- EXERCISE INSTRUCTIONS
Pictures stay out of this copy, which runs from the first line of the material through the line containing "18.56, 18.72, 19.21, 19.80, 22.81, 23.02]".
[begin DATA SEGMENT]
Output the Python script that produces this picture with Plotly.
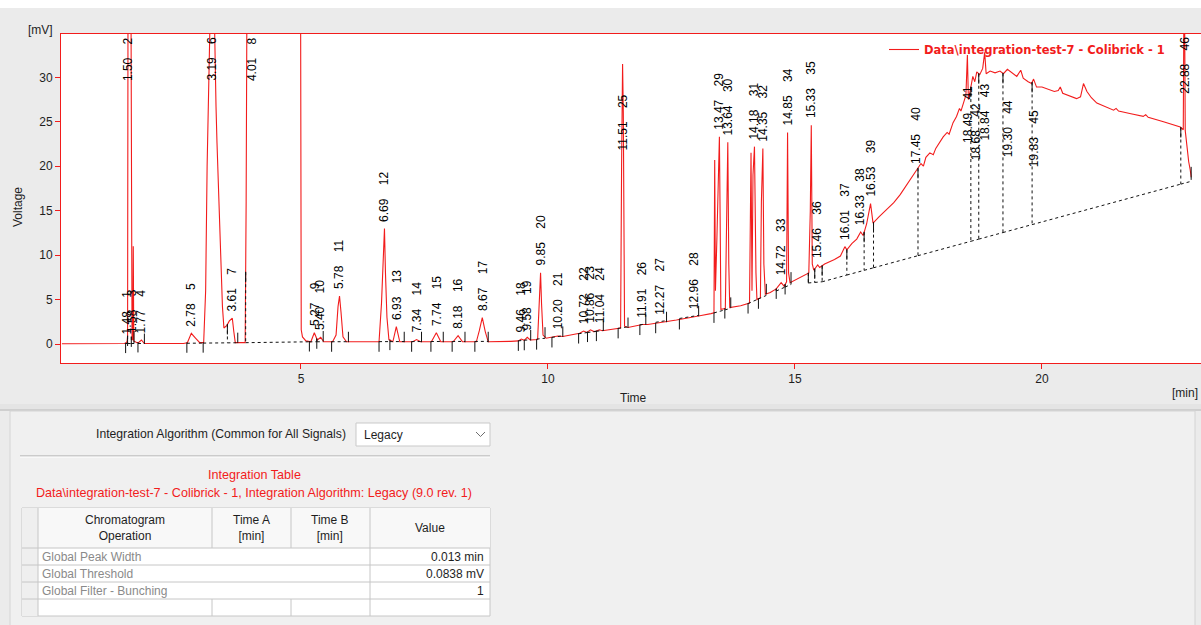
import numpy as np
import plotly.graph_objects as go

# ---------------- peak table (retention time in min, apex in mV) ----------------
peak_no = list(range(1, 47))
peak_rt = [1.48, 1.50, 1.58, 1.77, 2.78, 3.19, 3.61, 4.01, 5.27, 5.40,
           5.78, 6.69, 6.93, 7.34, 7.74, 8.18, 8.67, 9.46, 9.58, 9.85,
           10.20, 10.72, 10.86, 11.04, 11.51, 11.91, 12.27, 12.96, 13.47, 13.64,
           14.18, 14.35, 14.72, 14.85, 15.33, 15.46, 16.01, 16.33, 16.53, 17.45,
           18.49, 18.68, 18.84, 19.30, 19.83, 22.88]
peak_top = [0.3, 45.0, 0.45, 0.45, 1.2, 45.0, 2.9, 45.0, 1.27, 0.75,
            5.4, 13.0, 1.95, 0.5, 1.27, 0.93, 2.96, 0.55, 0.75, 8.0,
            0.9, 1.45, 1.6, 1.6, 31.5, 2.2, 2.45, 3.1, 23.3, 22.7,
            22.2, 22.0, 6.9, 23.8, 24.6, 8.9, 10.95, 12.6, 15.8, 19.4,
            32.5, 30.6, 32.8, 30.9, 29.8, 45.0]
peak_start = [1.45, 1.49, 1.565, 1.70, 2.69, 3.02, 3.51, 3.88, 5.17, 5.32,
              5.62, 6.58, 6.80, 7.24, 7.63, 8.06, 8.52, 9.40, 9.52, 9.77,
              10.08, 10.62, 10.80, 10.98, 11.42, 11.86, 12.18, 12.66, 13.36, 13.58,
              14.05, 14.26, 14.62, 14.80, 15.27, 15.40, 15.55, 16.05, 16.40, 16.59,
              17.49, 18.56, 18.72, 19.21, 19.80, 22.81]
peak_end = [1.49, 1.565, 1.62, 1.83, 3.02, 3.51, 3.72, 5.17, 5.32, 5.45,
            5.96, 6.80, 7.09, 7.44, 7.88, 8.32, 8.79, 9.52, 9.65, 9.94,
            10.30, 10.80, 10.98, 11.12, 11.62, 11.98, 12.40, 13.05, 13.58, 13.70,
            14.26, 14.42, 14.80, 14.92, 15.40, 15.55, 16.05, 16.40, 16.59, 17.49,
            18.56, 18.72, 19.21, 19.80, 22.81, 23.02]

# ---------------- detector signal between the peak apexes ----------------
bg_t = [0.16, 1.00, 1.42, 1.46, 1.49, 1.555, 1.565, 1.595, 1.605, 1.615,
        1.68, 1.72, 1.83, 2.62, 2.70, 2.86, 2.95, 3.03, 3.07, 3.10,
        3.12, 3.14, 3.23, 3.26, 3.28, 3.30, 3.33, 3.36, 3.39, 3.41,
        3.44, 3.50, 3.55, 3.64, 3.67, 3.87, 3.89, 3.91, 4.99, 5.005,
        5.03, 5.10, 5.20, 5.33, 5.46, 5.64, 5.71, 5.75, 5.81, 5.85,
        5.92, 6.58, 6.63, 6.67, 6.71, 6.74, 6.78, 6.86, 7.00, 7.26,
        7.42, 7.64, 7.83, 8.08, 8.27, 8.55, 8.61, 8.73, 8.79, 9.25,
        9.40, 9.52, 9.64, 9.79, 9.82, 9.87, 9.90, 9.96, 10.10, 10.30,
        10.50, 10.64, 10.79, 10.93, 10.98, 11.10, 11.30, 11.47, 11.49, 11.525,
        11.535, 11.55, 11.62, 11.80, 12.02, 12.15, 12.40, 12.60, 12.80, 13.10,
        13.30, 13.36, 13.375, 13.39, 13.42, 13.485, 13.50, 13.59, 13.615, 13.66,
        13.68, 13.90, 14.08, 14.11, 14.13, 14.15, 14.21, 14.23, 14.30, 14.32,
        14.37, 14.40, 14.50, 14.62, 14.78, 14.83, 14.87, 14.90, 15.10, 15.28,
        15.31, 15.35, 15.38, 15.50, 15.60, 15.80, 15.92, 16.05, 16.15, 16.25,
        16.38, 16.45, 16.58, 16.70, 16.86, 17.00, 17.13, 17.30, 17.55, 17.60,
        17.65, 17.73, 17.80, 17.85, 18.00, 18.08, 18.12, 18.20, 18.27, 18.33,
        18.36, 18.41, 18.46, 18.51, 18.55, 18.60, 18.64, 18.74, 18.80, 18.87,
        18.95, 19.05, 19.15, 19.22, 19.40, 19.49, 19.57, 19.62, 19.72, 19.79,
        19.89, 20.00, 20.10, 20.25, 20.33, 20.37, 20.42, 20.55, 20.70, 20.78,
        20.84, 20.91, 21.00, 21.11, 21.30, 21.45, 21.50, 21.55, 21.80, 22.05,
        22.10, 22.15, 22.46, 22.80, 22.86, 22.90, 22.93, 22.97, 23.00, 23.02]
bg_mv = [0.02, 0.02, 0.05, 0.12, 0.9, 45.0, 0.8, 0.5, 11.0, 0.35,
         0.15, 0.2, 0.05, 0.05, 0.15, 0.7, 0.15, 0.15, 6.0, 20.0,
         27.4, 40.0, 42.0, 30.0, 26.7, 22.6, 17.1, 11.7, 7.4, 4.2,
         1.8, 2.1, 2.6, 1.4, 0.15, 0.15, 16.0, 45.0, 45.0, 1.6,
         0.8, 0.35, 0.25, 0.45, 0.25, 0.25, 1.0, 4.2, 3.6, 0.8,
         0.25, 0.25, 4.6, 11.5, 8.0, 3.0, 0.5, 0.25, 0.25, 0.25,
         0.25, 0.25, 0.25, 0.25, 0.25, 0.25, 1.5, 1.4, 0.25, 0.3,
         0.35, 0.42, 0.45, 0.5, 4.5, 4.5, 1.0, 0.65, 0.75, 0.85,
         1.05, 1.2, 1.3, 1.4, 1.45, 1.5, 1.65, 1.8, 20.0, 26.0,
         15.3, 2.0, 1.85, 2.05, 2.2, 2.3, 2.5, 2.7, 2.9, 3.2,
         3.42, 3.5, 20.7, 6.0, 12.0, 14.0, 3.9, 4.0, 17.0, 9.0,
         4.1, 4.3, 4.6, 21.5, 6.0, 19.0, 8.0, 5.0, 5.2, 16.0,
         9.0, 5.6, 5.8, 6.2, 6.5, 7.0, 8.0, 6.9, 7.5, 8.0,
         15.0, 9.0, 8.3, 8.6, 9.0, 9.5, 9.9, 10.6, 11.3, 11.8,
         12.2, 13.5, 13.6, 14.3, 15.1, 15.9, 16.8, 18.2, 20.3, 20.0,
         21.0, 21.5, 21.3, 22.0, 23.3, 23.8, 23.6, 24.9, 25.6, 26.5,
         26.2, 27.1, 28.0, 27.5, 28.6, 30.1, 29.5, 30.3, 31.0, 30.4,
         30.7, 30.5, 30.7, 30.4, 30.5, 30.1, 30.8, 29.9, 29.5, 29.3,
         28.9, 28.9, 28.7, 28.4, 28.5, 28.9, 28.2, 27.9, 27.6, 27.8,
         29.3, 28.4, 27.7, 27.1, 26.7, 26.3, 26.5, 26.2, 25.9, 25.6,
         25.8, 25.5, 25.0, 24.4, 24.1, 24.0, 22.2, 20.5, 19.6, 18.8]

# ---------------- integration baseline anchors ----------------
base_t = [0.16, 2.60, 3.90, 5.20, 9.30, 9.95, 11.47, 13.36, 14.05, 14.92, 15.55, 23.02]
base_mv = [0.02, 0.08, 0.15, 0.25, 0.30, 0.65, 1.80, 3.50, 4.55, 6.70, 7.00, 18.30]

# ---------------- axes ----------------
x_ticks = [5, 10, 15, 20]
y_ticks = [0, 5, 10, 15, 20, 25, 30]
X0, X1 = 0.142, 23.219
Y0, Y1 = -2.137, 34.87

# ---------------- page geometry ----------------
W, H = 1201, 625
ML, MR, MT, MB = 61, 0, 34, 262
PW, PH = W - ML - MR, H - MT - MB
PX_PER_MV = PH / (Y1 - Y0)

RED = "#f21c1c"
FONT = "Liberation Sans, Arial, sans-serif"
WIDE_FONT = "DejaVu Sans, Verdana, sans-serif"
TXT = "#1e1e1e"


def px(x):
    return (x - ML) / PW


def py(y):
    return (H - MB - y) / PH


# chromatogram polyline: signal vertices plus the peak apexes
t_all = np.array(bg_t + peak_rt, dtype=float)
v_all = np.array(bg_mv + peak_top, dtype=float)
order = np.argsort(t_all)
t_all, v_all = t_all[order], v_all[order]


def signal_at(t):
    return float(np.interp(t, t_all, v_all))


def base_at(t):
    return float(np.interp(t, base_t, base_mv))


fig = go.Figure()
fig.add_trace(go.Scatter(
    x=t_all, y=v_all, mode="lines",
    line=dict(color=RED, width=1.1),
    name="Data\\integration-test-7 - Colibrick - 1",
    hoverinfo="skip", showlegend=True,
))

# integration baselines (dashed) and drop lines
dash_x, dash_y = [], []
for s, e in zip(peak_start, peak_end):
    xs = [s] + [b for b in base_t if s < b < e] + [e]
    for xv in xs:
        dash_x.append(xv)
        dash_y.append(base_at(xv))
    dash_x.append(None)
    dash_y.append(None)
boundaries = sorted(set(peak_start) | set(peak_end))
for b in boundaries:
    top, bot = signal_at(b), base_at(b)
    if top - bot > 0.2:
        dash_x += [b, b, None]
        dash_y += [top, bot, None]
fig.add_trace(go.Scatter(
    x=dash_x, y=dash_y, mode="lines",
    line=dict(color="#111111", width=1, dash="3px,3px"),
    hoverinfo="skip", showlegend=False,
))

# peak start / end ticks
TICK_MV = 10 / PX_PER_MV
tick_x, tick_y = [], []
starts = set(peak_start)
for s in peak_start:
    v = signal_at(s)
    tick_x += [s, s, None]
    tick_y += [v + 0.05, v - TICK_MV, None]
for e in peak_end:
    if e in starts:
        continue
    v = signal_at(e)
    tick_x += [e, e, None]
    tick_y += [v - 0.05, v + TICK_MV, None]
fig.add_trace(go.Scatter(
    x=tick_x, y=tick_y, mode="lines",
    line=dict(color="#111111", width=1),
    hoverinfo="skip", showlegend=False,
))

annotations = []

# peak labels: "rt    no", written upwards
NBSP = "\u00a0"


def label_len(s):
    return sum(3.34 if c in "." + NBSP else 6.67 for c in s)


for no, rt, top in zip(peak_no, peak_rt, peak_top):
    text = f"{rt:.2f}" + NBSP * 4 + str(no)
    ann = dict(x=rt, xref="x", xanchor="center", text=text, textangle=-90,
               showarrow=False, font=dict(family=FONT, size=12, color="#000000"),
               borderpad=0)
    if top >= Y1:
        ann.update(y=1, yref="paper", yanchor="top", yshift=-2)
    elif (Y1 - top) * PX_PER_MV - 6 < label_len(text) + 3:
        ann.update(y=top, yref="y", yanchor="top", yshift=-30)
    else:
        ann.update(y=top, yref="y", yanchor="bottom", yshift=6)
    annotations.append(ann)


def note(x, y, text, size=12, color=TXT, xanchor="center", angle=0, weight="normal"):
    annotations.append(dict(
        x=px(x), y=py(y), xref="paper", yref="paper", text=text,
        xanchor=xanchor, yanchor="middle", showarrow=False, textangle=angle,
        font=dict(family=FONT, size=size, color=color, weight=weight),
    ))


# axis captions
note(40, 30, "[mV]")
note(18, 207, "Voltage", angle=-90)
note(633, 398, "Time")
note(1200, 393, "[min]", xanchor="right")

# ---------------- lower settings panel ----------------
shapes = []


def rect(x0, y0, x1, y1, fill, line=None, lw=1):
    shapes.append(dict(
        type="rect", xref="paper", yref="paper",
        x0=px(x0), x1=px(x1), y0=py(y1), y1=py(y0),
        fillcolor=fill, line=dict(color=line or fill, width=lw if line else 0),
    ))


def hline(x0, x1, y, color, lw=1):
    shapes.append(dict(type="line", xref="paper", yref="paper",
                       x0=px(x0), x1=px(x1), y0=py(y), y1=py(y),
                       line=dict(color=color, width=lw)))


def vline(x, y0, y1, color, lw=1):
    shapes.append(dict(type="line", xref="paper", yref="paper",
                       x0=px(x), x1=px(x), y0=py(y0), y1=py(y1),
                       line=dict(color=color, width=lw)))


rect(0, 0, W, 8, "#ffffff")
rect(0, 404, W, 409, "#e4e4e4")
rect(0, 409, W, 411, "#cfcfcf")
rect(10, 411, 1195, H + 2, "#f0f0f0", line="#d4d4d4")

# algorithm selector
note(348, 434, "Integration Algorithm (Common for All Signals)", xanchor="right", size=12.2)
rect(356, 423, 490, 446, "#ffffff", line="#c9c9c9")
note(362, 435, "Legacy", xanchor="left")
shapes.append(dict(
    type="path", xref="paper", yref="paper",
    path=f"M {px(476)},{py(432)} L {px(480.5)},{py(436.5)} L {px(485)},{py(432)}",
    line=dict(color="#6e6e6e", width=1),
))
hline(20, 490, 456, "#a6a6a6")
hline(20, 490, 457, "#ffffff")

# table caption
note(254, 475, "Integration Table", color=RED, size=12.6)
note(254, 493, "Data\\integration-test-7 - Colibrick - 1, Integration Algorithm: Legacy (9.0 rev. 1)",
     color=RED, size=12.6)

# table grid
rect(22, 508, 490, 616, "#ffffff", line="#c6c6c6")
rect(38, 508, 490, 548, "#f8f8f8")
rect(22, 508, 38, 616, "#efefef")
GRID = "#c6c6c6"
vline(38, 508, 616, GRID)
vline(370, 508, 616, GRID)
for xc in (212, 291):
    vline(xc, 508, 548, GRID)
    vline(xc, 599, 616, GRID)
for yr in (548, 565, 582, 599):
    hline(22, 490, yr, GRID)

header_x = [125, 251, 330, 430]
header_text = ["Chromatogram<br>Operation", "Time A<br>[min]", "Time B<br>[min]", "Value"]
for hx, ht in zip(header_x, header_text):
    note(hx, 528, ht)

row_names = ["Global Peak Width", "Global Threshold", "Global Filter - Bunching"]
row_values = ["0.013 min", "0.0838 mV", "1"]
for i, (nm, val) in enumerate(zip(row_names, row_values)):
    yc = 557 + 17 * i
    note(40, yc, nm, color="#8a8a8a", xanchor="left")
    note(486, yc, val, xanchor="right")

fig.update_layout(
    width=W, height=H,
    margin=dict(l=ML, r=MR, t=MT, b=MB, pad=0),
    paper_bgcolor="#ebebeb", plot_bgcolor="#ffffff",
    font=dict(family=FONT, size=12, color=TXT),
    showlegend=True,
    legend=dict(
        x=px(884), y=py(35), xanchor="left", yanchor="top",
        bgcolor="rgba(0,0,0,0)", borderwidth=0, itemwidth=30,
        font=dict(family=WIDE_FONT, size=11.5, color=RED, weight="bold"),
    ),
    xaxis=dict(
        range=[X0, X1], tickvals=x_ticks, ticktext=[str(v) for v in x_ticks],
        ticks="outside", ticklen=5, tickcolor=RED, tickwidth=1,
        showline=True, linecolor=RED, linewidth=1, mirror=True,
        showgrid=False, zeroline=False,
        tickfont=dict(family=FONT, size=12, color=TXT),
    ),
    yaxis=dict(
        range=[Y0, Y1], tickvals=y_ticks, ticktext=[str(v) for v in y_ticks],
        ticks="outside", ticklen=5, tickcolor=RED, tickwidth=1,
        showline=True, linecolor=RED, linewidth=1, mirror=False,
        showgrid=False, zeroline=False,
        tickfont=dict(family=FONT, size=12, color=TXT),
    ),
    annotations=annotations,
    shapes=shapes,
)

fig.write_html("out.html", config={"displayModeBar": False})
[end DATA SEGMENT]
- SOLUTION
Output the Python script that produces this picture with Plotly.
import numpy as np
import plotly.graph_objects as go

# ---------------- peak table (retention time in min, apex in mV) ----------------
peak_no = list(range(1, 47))
peak_rt = [1.48, 1.50, 1.58, 1.77, 2.78, 3.19, 3.61, 4.01, 5.27, 5.40,
           5.78, 6.69, 6.93, 7.34, 7.74, 8.18, 8.67, 9.46, 9.58, 9.85,
           10.20, 10.72, 10.86, 11.04, 11.51, 11.91, 12.27, 12.96, 13.47, 13.64,
           14.18, 14.35, 14.72, 14.85, 15.33, 15.46, 16.01, 16.33, 16.53, 17.45,
           18.49, 18.68, 18.84, 19.30, 19.83, 22.88]
peak_top = [0.3, 45.0, 0.45, 0.45, 1.2, 45.0, 2.9, 45.0, 1.27, 0.75,
            5.4, 13.0, 1.95, 0.5, 1.27, 0.93, 2.96, 0.55, 0.75, 8.0,
            0.9, 1.45, 1.6, 1.6, 31.5, 2.2, 2.45, 3.1, 23.3, 22.7,
            22.2, 22.0, 6.9, 23.8, 24.6, 8.9, 10.95, 12.6, 15.8, 19.4,
            32.5, 30.6, 32.8, 30.9, 29.8, 45.0]
peak_start = [1.45, 1.49, 1.565, 1.70, 2.69, 3.02, 3.51, 3.88, 5.17, 5.32,
              5.62, 6.58, 6.80, 7.24, 7.63, 8.06, 8.52, 9.40, 9.52, 9.77,
              10.08, 10.62, 10.80, 10.98, 11.42, 11.86, 12.18, 12.66, 13.36, 13.58,
              14.05, 14.26, 14.62, 14.80, 15.27, 15.40, 15.55, 16.05, 16.40, 16.59,
              17.49, 18.56, 18.72, 19.21, 19.80, 22.81]
peak_end = [1.49, 1.565, 1.62, 1.83, 3.02, 3.51, 3.72, 5.17, 5.32, 5.45,
            5.96, 6.80, 7.09, 7.44, 7.88, 8.32, 8.79, 9.52, 9.65, 9.94,
            10.30, 10.80, 10.98, 11.12, 11.62, 11.98, 12.40, 13.05, 13.58, 13.70,
            14.26, 14.42, 14.80, 14.92, 15.40, 15.55, 16.05, 16.40, 16.59, 17.49,
            18.56, 18.72, 19.21, 19.80, 22.81, 23.02]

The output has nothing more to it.